- **Objective**: Output the full listing below exactly as it reads, and skip anything that is a picture.
· · · · · · ·
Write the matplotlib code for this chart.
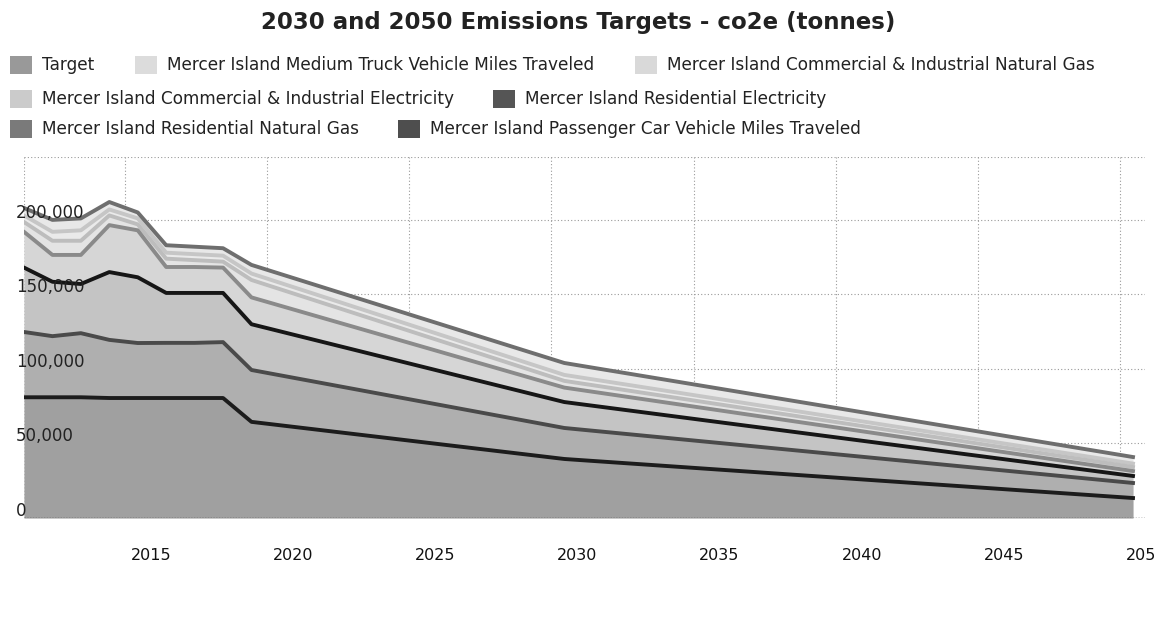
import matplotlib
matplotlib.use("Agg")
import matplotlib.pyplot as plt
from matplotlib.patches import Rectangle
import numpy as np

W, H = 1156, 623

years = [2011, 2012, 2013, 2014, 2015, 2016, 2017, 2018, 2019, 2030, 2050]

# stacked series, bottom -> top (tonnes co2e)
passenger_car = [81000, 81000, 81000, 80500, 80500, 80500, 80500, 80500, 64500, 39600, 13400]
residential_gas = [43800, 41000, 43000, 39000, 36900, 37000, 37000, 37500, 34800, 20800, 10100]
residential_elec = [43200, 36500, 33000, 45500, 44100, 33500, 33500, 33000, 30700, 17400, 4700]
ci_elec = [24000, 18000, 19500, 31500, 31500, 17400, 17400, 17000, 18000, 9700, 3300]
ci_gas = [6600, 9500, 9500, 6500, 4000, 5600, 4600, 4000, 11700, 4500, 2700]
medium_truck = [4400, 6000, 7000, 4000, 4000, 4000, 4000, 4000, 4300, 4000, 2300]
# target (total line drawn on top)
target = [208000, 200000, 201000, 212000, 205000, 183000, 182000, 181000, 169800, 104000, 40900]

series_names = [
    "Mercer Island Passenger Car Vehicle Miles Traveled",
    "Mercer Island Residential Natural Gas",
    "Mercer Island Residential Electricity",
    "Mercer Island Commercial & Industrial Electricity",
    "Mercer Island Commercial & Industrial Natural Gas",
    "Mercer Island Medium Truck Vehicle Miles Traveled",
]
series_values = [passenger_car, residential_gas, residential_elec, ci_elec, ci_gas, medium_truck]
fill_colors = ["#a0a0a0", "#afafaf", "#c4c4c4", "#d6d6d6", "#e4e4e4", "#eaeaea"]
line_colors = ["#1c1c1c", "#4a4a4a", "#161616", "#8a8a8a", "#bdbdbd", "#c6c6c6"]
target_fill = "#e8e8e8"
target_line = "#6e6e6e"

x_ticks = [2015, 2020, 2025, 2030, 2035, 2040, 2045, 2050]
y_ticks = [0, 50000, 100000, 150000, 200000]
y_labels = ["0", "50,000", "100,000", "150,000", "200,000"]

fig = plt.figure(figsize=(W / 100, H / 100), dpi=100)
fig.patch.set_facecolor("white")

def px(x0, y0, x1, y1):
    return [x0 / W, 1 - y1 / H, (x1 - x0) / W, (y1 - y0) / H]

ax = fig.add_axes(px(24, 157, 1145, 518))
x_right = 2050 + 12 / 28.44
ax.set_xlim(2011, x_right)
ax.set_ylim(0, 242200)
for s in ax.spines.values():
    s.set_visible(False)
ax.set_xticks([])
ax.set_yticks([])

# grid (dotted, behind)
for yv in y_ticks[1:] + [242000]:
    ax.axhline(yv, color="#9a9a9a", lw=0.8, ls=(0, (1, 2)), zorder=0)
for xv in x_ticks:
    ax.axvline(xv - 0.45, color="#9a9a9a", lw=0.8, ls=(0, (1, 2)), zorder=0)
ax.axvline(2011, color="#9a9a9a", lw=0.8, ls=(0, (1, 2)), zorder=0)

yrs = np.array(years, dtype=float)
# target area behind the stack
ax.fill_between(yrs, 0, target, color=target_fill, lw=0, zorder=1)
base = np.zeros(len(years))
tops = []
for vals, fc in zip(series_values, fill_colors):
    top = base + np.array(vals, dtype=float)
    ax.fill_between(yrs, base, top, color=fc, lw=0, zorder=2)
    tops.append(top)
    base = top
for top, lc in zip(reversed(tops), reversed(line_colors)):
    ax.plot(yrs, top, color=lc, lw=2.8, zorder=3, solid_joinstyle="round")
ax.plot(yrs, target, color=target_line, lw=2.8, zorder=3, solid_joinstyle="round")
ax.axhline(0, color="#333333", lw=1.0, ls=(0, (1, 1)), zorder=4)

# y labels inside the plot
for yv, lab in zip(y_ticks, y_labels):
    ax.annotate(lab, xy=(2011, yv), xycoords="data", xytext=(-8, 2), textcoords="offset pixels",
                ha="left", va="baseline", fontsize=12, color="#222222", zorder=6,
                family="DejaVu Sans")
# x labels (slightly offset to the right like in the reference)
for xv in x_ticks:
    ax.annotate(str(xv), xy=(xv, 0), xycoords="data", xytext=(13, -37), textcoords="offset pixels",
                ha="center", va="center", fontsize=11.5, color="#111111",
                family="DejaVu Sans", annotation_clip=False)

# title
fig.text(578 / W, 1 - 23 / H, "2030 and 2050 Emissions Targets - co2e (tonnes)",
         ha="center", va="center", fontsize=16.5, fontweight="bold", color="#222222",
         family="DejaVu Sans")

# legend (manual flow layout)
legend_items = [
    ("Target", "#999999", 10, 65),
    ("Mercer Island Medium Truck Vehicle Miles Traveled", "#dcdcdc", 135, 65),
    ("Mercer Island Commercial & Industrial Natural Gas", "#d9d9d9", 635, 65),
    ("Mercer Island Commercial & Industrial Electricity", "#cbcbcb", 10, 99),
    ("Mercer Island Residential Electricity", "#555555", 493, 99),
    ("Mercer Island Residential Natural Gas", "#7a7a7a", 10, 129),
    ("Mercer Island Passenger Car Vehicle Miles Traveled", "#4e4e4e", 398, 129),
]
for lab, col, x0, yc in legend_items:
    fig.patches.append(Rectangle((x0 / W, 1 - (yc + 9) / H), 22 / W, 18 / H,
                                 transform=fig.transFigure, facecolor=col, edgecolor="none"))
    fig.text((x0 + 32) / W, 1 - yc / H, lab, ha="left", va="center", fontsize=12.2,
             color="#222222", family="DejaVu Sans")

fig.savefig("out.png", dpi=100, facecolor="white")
· · · · · · ·
- **Complete response**:
Write the matplotlib code for this chart.
import matplotlib
matplotlib.use("Agg")
import matplotlib.pyplot as plt
from matplotlib.patches import Rectangle
import numpy as np

W, H = 1156, 623

years = [2011, 2012, 2013, 2014, 2015, 2016, 2017, 2018, 2019, 2030, 2050]

# stacked series, bottom -> top (tonnes co2e)
passenger_car = [81000, 81000, 81000, 80500, 80500, 80500, 80500, 80500, 64500, 39600, 13400]
residential_gas = [43800, 41000, 43000, 39000, 36900, 37000, 37000, 37500, 34800, 20800, 10100]
residential_elec = [43200, 36500, 33000, 45500, 44100, 33500, 33500, 33000, 30700, 17400, 4700]
ci_elec = [24000, 18000, 19500, 31500, 31500, 17400, 17400, 17000, 18000, 9700, 3300]
ci_gas = [6600, 9500, 9500, 6500, 4000, 5600, 4600, 4000, 11700, 4500, 2700]
medium_truck = [4400, 6000, 7000, 4000, 4000, 4000, 4000, 4000, 4300, 4000, 2300]
# target (total line drawn on top)
target = [208000, 200000, 201000, 212000, 205000, 183000, 182000, 181000, 169800, 104000, 40900]

series_names = [
    "Mercer Island Passenger Car Vehicle Miles Traveled",
    "Mercer Island Residential Natural Gas",
    "Mercer Island Residential Electricity",
    "Mercer Island Commercial & Industrial Electricity",
    "Mercer Island Commercial & Industrial Natural Gas",
    "Mercer Island Medium Truck Vehicle Miles Traveled",
]
series_values = [passenger_car, residential_gas, residential_elec, ci_elec, ci_gas, medium_truck]
fill_colors = ["#a0a0a0", "#afafaf", "#c4c4c4", "#d6d6d6", "#e4e4e4", "#eaeaea"]
line_colors = ["#1c1c1c", "#4a4a4a", "#161616", "#8a8a8a", "#bdbdbd", "#c6c6c6"]
target_fill = "#e8e8e8"
target_line = "#6e6e6e"

x_ticks = [2015, 2020, 2025, 2030, 2035, 2040, 2045, 2050]
y_ticks = [0, 50000, 100000, 150000, 200000]
y_labels = ["0", "50,000", "100,000", "150,000", "200,000"]

fig = plt.figure(figsize=(W / 100, H / 100), dpi=100)
fig.patch.set_facecolor("white")

def px(x0, y0, x1, y1):
    return [x0 / W, 1 - y1 / H, (x1 - x0) / W, (y1 - y0) / H]

ax = fig.add_axes(px(24, 157, 1145, 518))
x_right = 2050 + 12 / 28.44
ax.set_xlim(2011, x_right)
ax.set_ylim(0, 242200)
for s in ax.spines.values():
    s.set_visible(False)
ax.set_xticks([])
ax.set_yticks([])

# grid (dotted, behind)
for yv in y_ticks[1:] + [242000]:
    ax.axhline(yv, color="#9a9a9a", lw=0.8, ls=(0, (1, 2)), zorder=0)
for xv in x_ticks:
    ax.axvline(xv - 0.45, color="#9a9a9a", lw=0.8, ls=(0, (1, 2)), zorder=0)
ax.axvline(2011, color="#9a9a9a", lw=0.8, ls=(0, (1, 2)), zorder=0)

yrs = np.array(years, dtype=float)
# target area behind the stack
ax.fill_between(yrs, 0, target, color=target_fill, lw=0, zorder=1)
base = np.zeros(len(years))
tops = []
for vals, fc in zip(series_values, fill_colors):
    top = base + np.array(vals, dtype=float)
    ax.fill_between(yrs, base, top, color=fc, lw=0, zorder=2)
    tops.append(top)
    base = top
for top, lc in zip(reversed(tops), reversed(line_colors)):
    ax.plot(yrs, top, color=lc, lw=2.8, zorder=3, solid_joinstyle="round")
ax.plot(yrs, target, color=target_line, lw=2.8, zorder=3, solid_joinstyle="round")
ax.axhline(0, color="#333333", lw=1.0, ls=(0, (1, 1)), zorder=4)

# y labels inside the plot
for yv, lab in zip(y_ticks, y_labels):
    ax.annotate(lab, xy=(2011, yv), xycoords="data", xytext=(-8, 2), textcoords="offset pixels",
                ha="left", va="baseline", fontsize=12, color="#222222", zorder=6,
                family="DejaVu Sans")
# x labels (slightly offset to the right like in the reference)
for xv in x_ticks:
    ax.annotate(str(xv), xy=(xv, 0), xycoords="data", xytext=(13, -37), textcoords="offset pixels",
                ha="center", va="center", fontsize=11.5, color="#111111",
                family="DejaVu Sans", annotation_clip=False)

# title
fig.text(578 / W, 1 - 23 / H, "2030 and 2050 Emissions Targets - co2e (tonnes)",
         ha="center", va="center", fontsize=16.5, fontweight="bold", color="#222222",
         family="DejaVu Sans")

# legend (manual flow layout)
legend_items = [
    ("Target", "#999999", 10, 65),
    ("Mercer Island Medium Truck Vehicle Miles Traveled", "#dcdcdc", 135, 65),
    ("Mercer Island Commercial & Industrial Natural Gas", "#d9d9d9", 635, 65),
    ("Mercer Island Commercial & Industrial Electricity", "#cbcbcb", 10, 99),
    ("Mercer Island Residential Electricity", "#555555", 493, 99),
    ("Mercer Island Residential Natural Gas", "#7a7a7a", 10, 129),
    ("Mercer Island Passenger Car Vehicle Miles Traveled", "#4e4e4e", 398, 129),
]
for lab, col, x0, yc in legend_items:
    fig.patches.append(Rectangle((x0 / W, 1 - (yc + 9) / H), 22 / W, 18 / H,
                                 transform=fig.transFigure, facecolor=col, edgecolor="none"))
    fig.text((x0 + 32) / W, 1 - yc / H, lab, ha="left", va="center", fontsize=12.2,
             color="#222222", family="DejaVu Sans")

fig.savefig("out.png", dpi=100, facecolor="white")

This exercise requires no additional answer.